Enquanto isso, no Brasil paralelo, as pessoas são imunes ao contágio e às estatísticas
Eu e Heloisa completamos amanhã três meses de quarentena. Noventa dias em casa, sem descer sequer à portaria, sem tomar o elevador. E sem contato, exceto por vídeos, áudios e pensamentos, com as pessoas que conhecemos ou amamos.
A última vez na rua foi na manhã de 16 de março, uma segunda-feira. Como sempre, caminhamos até o Arpoador. Tomamos coco no quiosque, amigos pararam à nossa mesa e discutimos o assunto vírus. Já se sentia no ar a preocupação. Lá pelas dez horas, voltamos de táxi para o Leblon. Paguei a corrida em dinheiro —R$ 20. Foi a última cédula em que toquei. Entramos no prédio e brinquei com os porteiros, todos Flamengo, como eu. Foram as últimas pessoas com quem conversei ao vivo. Subimos, bati a porta atrás de mim e aqui estamos, à espera de, um dia, voltar à vida onde ela se passa de verdade —lá fora.
O noticiário, que acompanhamos com atenção, nos provoca duas reações. Uma, de preocupação para com as pessoas cujo trabalho as obriga a sair ou a abrir suas lojas —já que não contam com um planejamento amplo e oficial que as socorra e aos que dependem delas, e têm de se contentar com um dinheiro oferecido de má vontade e que muitos até agora nem conseguiram receber.

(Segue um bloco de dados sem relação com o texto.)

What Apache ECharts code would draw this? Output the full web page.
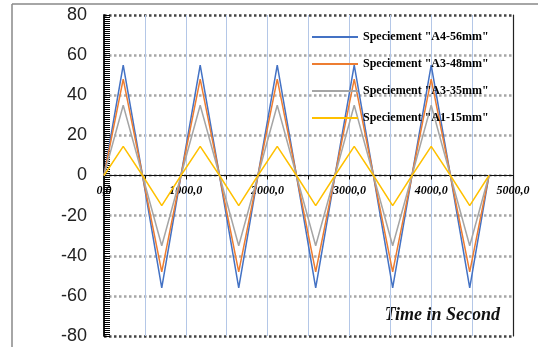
<!DOCTYPE html>
<html><head><meta charset="utf-8">
<script src="https://cdn.jsdelivr.net/npm/echarts@6/dist/echarts.min.js"></script>
<style>html,body{margin:0;padding:0;background:#fff}#c{width:538px;height:347px}</style>
</head><body><div id="c"></div>
<script>
var times = [0, 235, 471, 706, 941, 1176, 1412, 1647, 1882, 2118, 2353, 2588, 2824, 3059, 3294, 3529, 3765, 4000, 4235, 4471, 4706];
var a4_56 = [0, 55, 0, -56, 0, 55, 0, -56, 0, 55, 0, -56, 0, 55, 0, -56, 0, 55, 0, -56, 0];
var a3_48 = [0, 48, 0, -48, 0, 48, 0, -48, 0, 48, 0, -48, 0, 48, 0, -48, 0, 48, 0, -48, 0];
var a3_35 = [0, 35, 0, -35, 0, 35, 0, -35, 0, 35, 0, -35, 0, 35, 0, -35, 0, 35, 0, -35, 0];
var a1_15 = [0, 14.5, 0, -15, 0, 14.5, 0, -15, 0, 14.5, 0, -15, 0, 14.5, 0, -15, 0, 14.5, 0, -15, 0];
var seriesNames = ['Speciement "A4-56mm"', 'Speciement "A3-48mm"', 'Speciement "A3-35mm"', 'Speciement "A1-15mm"'];
var seriesColors = ['#4472C4', '#ED7D31', '#A5A5A5', '#FFC000'];
var seriesValues = [a4_56, a3_48, a3_35, a1_15];

function pairs(v){ return times.map(function(t,i){ return [t, v[i]]; }); }

var chart = echarts.init(document.getElementById('c'));
var gridLineColors = ['#444','#a6a6a6','#a6a6a6','#a6a6a6','#a6a6a6','#a6a6a6','#a6a6a6','#a6a6a6','#444'];
var gridH = 347 - 15 - 11;
chart.setOption({
  animation: false,
  backgroundColor: '#fff',
  grid: { left: 104, top: 15, right: 25, bottom: 11 },
  legend: {
    orient: 'vertical', left: 307, top: 25, itemWidth: 46, itemHeight: 2, itemGap: 13, icon: 'rect',
    textStyle: { fontFamily: 'Liberation Serif', fontWeight: 'bold', fontSize: 12, lineHeight: 14, color: '#000' },
    data: seriesNames
  },
  xAxis: {
    type: 'value', min: 0, max: 5000, interval: 500, position: 'bottom', offset: -gridH / 2,
    axisLine: { show: true, onZero: false, lineStyle: { color: '#111', width: 1 } },
    axisTick: { show: true, length: 4, lineStyle: { color: '#111' } },
    axisLabel: {
      margin: 9, color: '#000', fontFamily: 'Liberation Serif', fontWeight: 'bold', fontStyle: 'italic', fontSize: 12,
      formatter: function(v){ return v % 1000 === 0 ? v.toFixed(1).replace('.', ',') : ''; }
    },
    splitLine: { show: true, lineStyle: { color: '#B4C7E7', width: 1 } }
  },
  yAxis: [{
    type: 'value', min: -80, max: 80, interval: 20,
    axisLine: { show: true, onZero: false, lineStyle: { color: '#111', width: 1.5 } },
    axisTick: { show: true, inside: true, length: 6, lineStyle: { color: '#000' } },
    axisLabel: { margin: 17, color: '#222', fontFamily: 'Liberation Sans', fontSize: 18 },
    splitLine: { show: true, lineStyle: { color: gridLineColors, width: 2.5, type: [2.5, 2.5] } }
  }, {
    type: 'value', min: -80, max: 80, interval: 20, position: 'right',
    axisLine: { show: true, onZero: false, lineStyle: { color: '#222', width: 1.2 } },
    axisTick: { show: false }, axisLabel: { show: false }, splitLine: { show: false }
  }, {
    type: 'value', min: -80, max: 80, interval: 1, position: 'left',
    axisLine: { show: true, onZero: false, lineStyle: { color: '#111', width: 1.5 } },
    axisTick: { show: true, inside: true, length: 6, lineStyle: { color: '#000', width: 1 } },
    axisLabel: { show: false }, splitLine: { show: false }
  }],
  series: seriesNames.map(function(n, i){
    return { name: n, type: 'line', symbol: 'none', data: pairs(seriesValues[i]),
      color: seriesColors[i], lineStyle: { color: seriesColors[i], width: 1.5 } };
  }),
  graphic: [
    { type: 'line', shape: { x1: 12, y1: 4, x2: 538, y2: 4 }, style: { stroke: '#888', lineWidth: 1.5 } },
    { type: 'line', shape: { x1: 12, y1: 4, x2: 12, y2: 347 }, style: { stroke: '#888', lineWidth: 1.5 } },
    { type: 'text', right: 38, top: 306, style: { text: 'Time in Second', fill: '#111',
      font: 'italic bold 18px "Liberation Serif"' } }
  ]
});
</script></body></html>
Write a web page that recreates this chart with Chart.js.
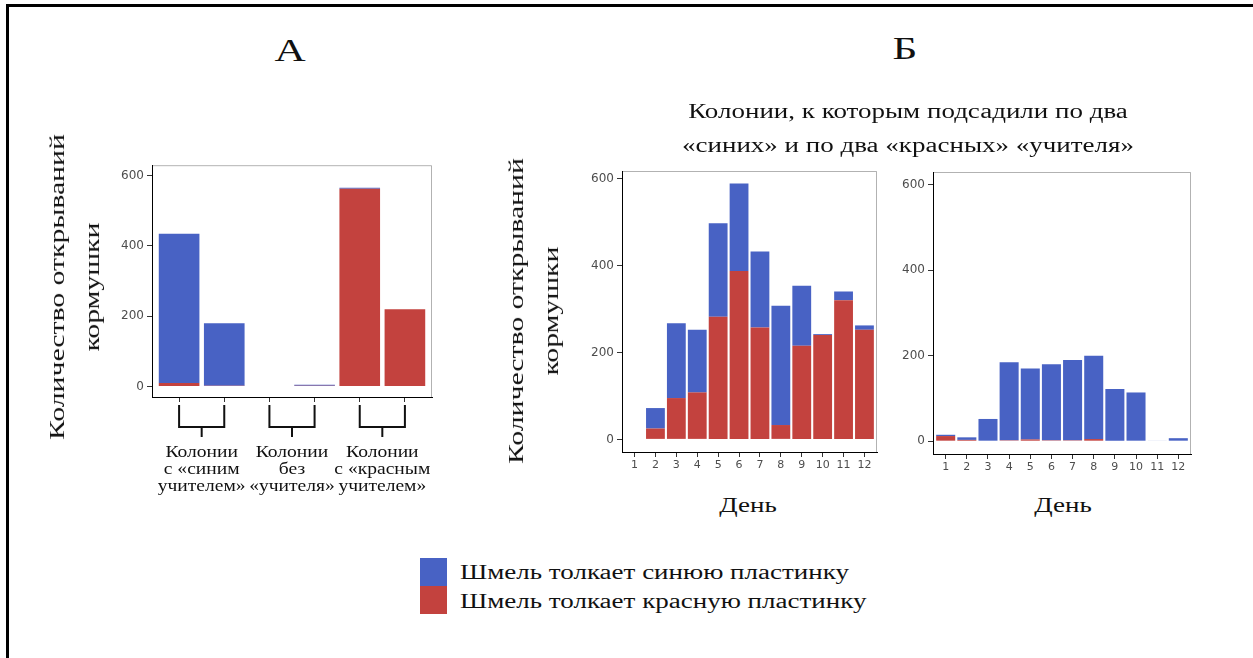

A outra reação é de inveja, ao ver as imagens dos calçadões, ruas, shoppings e galerias cheios de gente caminhando, correndo, pedalando, fazendo compras, empurrando carrinhos de bebê e se acotovelando em filas. Alguns de máscara, outros sem, mas todos pimpões, felizes, a salvo de contágio e imunes às estatísticas que falam de mais de um morto por minuto, a caminho dos 50 mil óbitos e do primeiro milhão de infectados. É como se fosse um Brasil paralelo, em que a Covid não existe, as mortes são de mentira e é tudo invenção da mídia.
Mas este Brasil, queira ou não, logo também descobrirá o que é ficar em casa. Muitos países já não nos querem nas ruas deles.